During this period, Blair is said to have been spending a minimum of 45 minutes a day on the telephone to Bush. On March 9, Bush called, saying he knew the legal difficulties Blair faced and didn’t want him to lose his government. He suggested Blair could drop out of the coalition . Blair refused, telling Bush: “I said I’m with you. I mean it.”
The problem was compounded on March 10 when the chief of the defence staff, Admiral Sir Michael Boyce, said that Goldsmith’s document of March 7 (which had been sent to him, but not to Cabinet members) raised serious concerns. Boyce said he needed a more exact assurance of Britain’s legal position if he was to commit troops.
On March 17, two days after the Azores trip, Goldsmith offered parliament the basic skeleton argument, which reached the stark conclusion that war was legal even if there was no resolution to add to 1441. Twenty-four hours later, the House of Commons backed war against Iraq by 396 vote to 217.
The following morning at 7.40am, Blair received a 20-minute phone call from Bush. “Congratulations on the vote. Not only did you win, but public opinion has shifted because you’re leading,” Bush said. The President added other nations would follow in their “slipstream”. On March 20, 2003, the war in Iraq began.
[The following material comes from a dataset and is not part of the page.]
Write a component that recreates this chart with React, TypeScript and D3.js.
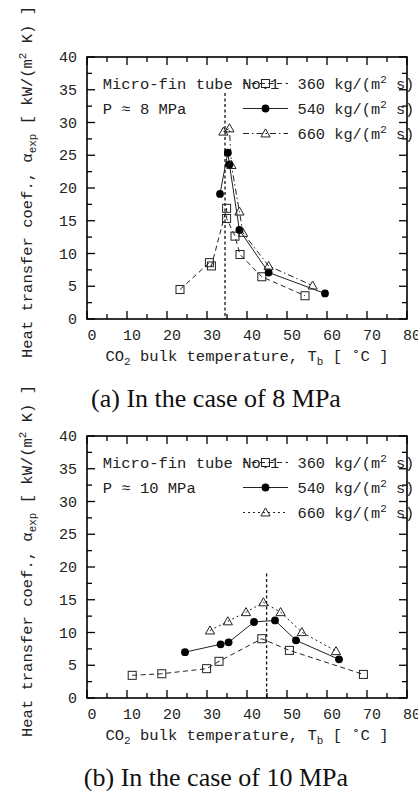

According to Dr Gerry Simpson, a colleague of Greenwood in international law at the LSE, Blair may have made a strategic mistake in opting for the “revival” argument. Simpson believes he could have made a stronger case by arguing there were legitimate moral imperatives for removing Saddam.
Simpson says: “Blair may have made a mistake here. He could have pushed urgency on humanitarian grounds and combined it with existing UN resolutions – ‘regime change plus’ as an emergency, if you like.”
Simpson claims there is a thread running through all the decisions taken by Blair. “Tony Blair undermines collective decision-making. He decided to act outside the authority of the Security Council. And he failed to put the arguments adequately and fully before his own Cabinet. That says something about the way he likes to makes decisions.”
It says he likes to win – at any cost.